■ TASK PROMPT
Look through the records that follow. Copy every line containing the word "this".

■ GIVEN ENTRIES
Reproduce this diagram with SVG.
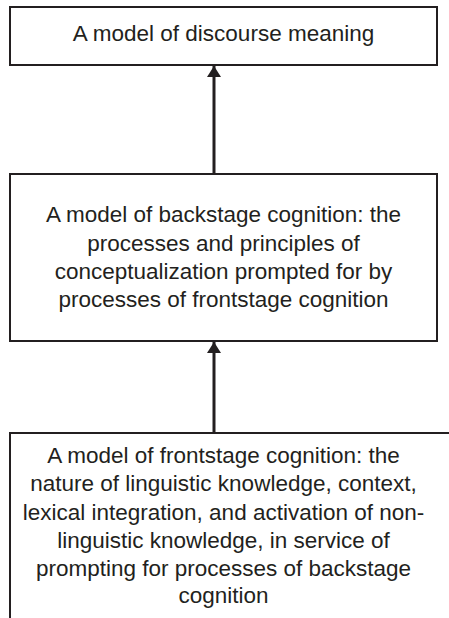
---
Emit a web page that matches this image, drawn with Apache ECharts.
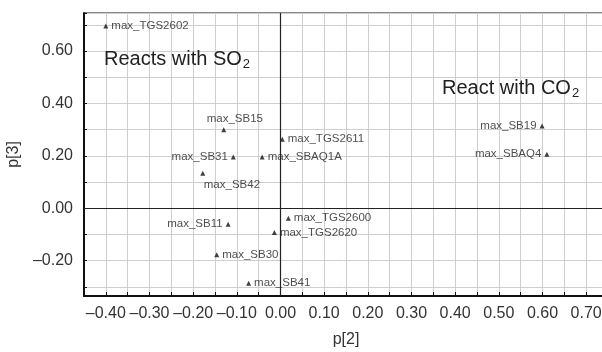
--
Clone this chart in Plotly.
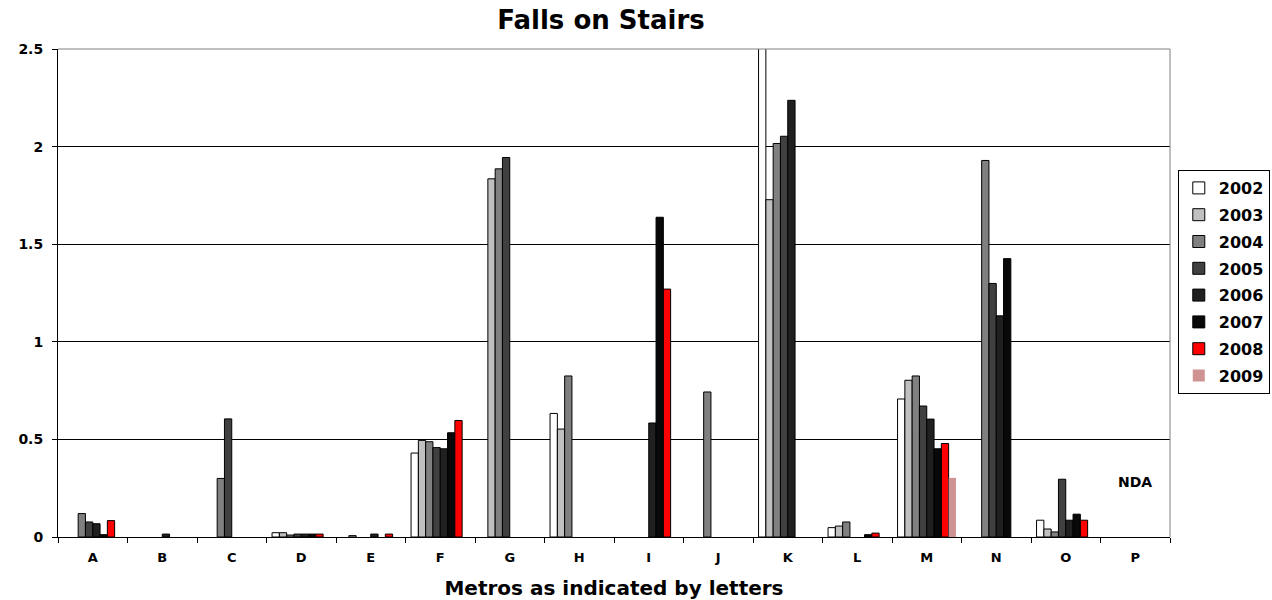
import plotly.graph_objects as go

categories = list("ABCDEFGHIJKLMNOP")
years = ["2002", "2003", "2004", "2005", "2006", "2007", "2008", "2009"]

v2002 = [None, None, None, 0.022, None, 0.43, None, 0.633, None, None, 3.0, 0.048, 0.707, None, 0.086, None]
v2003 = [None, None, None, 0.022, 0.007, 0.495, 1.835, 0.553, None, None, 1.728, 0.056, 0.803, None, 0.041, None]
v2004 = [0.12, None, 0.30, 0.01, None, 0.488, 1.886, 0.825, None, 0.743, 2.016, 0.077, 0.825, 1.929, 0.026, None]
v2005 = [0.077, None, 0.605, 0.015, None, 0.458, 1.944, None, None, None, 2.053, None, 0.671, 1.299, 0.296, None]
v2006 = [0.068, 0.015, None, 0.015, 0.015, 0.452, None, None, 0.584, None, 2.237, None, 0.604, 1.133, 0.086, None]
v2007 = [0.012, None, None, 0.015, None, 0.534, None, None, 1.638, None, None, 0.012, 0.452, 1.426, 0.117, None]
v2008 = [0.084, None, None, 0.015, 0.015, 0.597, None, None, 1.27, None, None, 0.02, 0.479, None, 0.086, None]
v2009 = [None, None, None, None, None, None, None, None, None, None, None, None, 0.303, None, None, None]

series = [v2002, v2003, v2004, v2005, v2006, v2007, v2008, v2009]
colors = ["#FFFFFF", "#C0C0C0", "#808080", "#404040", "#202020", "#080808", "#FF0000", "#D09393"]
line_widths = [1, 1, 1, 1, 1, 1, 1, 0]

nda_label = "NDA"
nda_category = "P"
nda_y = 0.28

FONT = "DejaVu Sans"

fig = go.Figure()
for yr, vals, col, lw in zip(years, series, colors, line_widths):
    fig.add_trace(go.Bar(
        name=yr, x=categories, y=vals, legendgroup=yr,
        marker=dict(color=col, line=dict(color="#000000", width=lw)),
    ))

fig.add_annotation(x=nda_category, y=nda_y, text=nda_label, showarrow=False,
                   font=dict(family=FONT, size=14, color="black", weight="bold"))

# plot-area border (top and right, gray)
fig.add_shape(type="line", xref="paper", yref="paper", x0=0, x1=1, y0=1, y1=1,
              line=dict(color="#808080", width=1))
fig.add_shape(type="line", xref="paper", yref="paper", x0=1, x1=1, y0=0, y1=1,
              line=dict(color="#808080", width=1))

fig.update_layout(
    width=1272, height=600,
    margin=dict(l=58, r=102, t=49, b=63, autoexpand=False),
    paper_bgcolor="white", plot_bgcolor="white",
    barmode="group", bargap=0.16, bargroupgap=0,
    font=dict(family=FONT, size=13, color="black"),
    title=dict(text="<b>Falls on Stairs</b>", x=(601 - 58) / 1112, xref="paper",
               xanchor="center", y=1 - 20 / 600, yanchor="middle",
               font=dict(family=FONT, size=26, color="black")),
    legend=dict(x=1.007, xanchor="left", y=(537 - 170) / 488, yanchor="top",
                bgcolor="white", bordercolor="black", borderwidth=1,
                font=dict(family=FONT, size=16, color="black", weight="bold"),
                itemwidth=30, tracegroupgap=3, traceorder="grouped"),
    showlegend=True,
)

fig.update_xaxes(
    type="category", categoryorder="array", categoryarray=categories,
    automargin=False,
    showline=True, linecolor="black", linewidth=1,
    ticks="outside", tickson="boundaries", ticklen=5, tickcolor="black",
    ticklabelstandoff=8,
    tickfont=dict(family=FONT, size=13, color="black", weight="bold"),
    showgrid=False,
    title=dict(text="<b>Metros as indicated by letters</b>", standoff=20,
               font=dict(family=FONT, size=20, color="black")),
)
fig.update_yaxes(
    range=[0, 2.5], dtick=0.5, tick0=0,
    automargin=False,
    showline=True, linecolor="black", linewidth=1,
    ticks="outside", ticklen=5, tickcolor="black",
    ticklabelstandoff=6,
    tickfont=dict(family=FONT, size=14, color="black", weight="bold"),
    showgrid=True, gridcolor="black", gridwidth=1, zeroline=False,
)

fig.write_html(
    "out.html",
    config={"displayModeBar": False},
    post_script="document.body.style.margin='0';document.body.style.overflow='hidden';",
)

■ THE ANSWER
Reproduce this diagram with SVG.
Emit a web page that matches this image, drawn with Apache ECharts.
Clone this chart in Plotly.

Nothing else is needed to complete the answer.